I once used "tech writing" activities to try to emphasize to composition
students the need for audience awareness, such as, present these steps to a
group of people who already know A, B, and C, and then write them for people
who don't know A or C but might know B. Gets pretty tricky. But isn't that
what students are supposed to be doing when they write essays as well? The
principles are really similar.
As for literature, doesn't a lit paper have to undergo the same scrutiny for
content, audience, index/footnote, editing, etc. that a technical manual
does? Don't underemphasize the "writing" in tech writing; English majors
are often (but not always!) good writers because they are practiced at what
they do; the write a lot and they often write for a variety of genres. Like
the programmer who can analyze code, the writer can analyze information and
present it appropriately.
> -----Original Message-----
> From: Steve Amidon [SMTP:Steveami -at- WORLDNET -dot- ATT -dot- NET]
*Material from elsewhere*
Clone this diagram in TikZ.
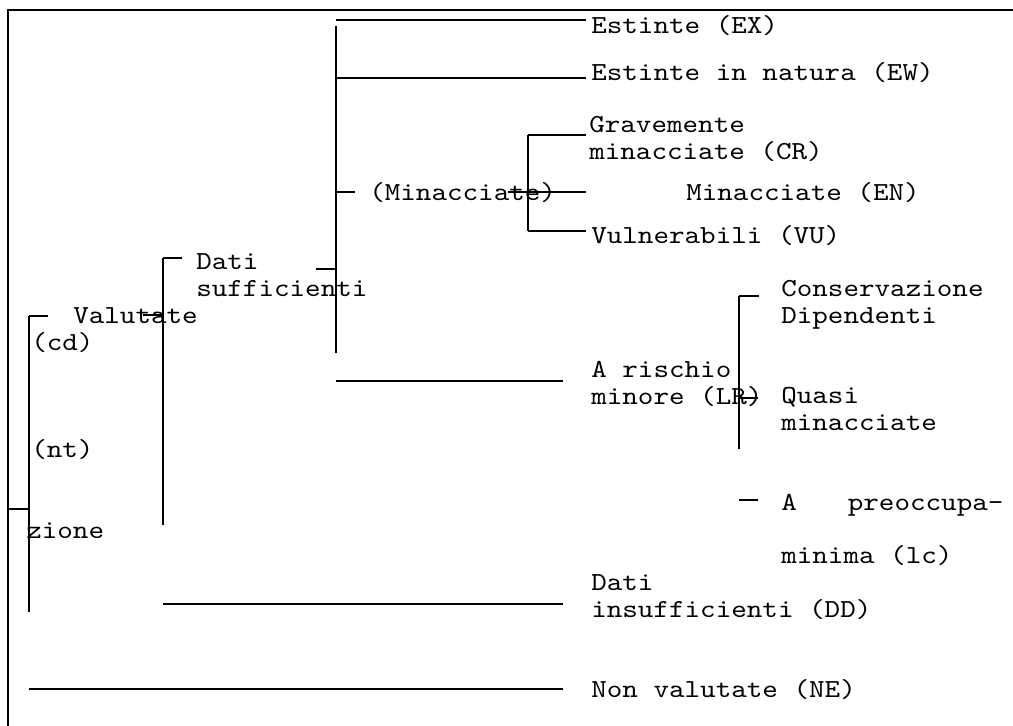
\documentclass[tikz,border=0pt]{standalone}
\usepackage{fontspec}
\newfontfamily\courfont{lmmono10-regular.otf}[FakeStretch=1.14]
\usetikzlibrary{positioning}

\begin{document}
\begin{tikzpicture}[x=1pt, y=-1pt, line width=2.6pt,
 lbl/.style={anchor=base west, inner sep=0pt, align=left,
 font=\courfont\fontsize{26}{27}\selectfont}]
 \useasboundingbox (0,0) rectangle (1013,726);
 % frame
 \coordinate (fb) at (8,726); \coordinate (fc) at (8,10); \coordinate (fr) at (1013,10);
 \draw (fb) -- (fc) -- (fr);
 % labels (base = last line)
 \node[lbl] (val) at (72,323) {Valutate};
 \node[lbl] (cd) at (30,350) {(cd)};
 \node[lbl] (nt) at (30,457) {(nt)};
 \node[lbl] (zi) at (25,538) {zione};
 \node[lbl] (ds) at (195,296) {Dati\\sufficienti};
 \node[lbl] (ex) at (590,33) {Estinte (EX)};
 \node[lbl] (ew) at (590,80) {Estinte in natura (EW)};
 \node[lbl] (mi) at (368,200) {(Minacciate)};
 \node[lbl] (cr) at (588,159) {Gravemente\\minacciate (CR)};
 \node[lbl] (en) at (685,200) {Minacciate (EN)};
 \node[lbl] (vu) at (590,243) {Vulnerabili (VU)};
 \node[lbl] (lr) at (590,404) {A rischio\\minore (LR)};
 \node[lbl] (cdp) at (780,323) {Conservazione\\Dipendenti};
 \node[lbl] (nqt) at (780,430) {Quasi\\minacciate};
 \node[lbl] (lc) at (780,510) {A\hspace{51pt}preoccupa-};
 \node[lbl] (lc2) at (780,563) {minima (lc)};
 \node[lbl] (dd) at (590,617) {Dati\\insufficienti (DD)};
 \node[lbl] (ne) at (590,697) {Non valutate (NE)};
 % branch points
 \coordinate (r0) at (8,509); \coordinate (r1) at (29,509);
 \coordinate (a1) at (29,316); \coordinate (a2) at (29,612); \coordinate (a3) at (48,316);
 \coordinate (n0) at (29,689); \coordinate (n1) at (563,689);
 \coordinate (b1) at (163,258); \coordinate (b2) at (163,525); \coordinate (b3) at (182,258);
 \coordinate (b4) at (143,315); \coordinate (b5) at (163,315);
 \coordinate (d0) at (163,604); \coordinate (d1) at (563,604);
 \coordinate (c1) at (336,26); \coordinate (c2) at (336,353);
 \coordinate (c3) at (316,269); \coordinate (c4) at (336,269);
 \coordinate (e0) at (336,20); \coordinate (e1) at (586,20);
 \coordinate (w0) at (336,78); \coordinate (w1) at (586,78);
 \coordinate (m0) at (336,192); \coordinate (m1) at (355,192);
 \coordinate (l0) at (336,381); \coordinate (l1) at (563,381);
 \coordinate (g1) at (528,135); \coordinate (g2) at (528,231);
 \coordinate (g3) at (586,135); \coordinate (g4) at (508,192); \coordinate (g5) at (586,192);
 \coordinate (g6) at (586,231);
 \coordinate (h1) at (739,296); \coordinate (h2) at (739,449); \coordinate (h3) at (759,296);
 \coordinate (h4) at (739,398); \coordinate (h5) at (758,398);
 \coordinate (h6) at (739,500); \coordinate (h7) at (758,500);
 % tree
 \draw (r0) -- (r1) (a1) -- (a2) (a1) -- (a3) (n0) -- (n1);
 \draw (b1) -- (b2) (b1) -- (b3) (b4) -- (b5) (d0) -- (d1);
 \draw (c1) -- (c2) (c3) -- (c4) (e0) -- (e1) (w0) -- (w1) (m0) -- (m1) (l0) -- (l1);
 \draw (g1) -- (g2) (g1) -- (g3) (g4) -- (g5) (g2) -- (g6);
 \draw (h1) -- (h2) (h1) -- (h3) (h4) -- (h5) (h6) -- (h7);
\end{tikzpicture}
\end{document}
> Sent: Sunday, February 14, 1999 2:38 PM
> Subject: The English Major and the Engineering Student: What can they
> learn from each other?
>
> I am a retired military technical writer who is currently working on a
> Ph.D.-in-English. Having worked as a technical writer in both military and
> civilian environments (Engineering generally, as opposed to software
> documentation), I am wondering what it actually is that the English major
> can offer the future technical writer, other than punching a ticket that
> he
> needs punched on his college transcript. Since those who teach technical
> writing at universities often have backgrounds in rhetoric, composition,
> literature, critical theory, and cultural studies, what can these
> disciplines bring to the technical writer?
>
> If you have thoughts, or resources you would recommend I pursue in this
> endeavor, please pass them this way.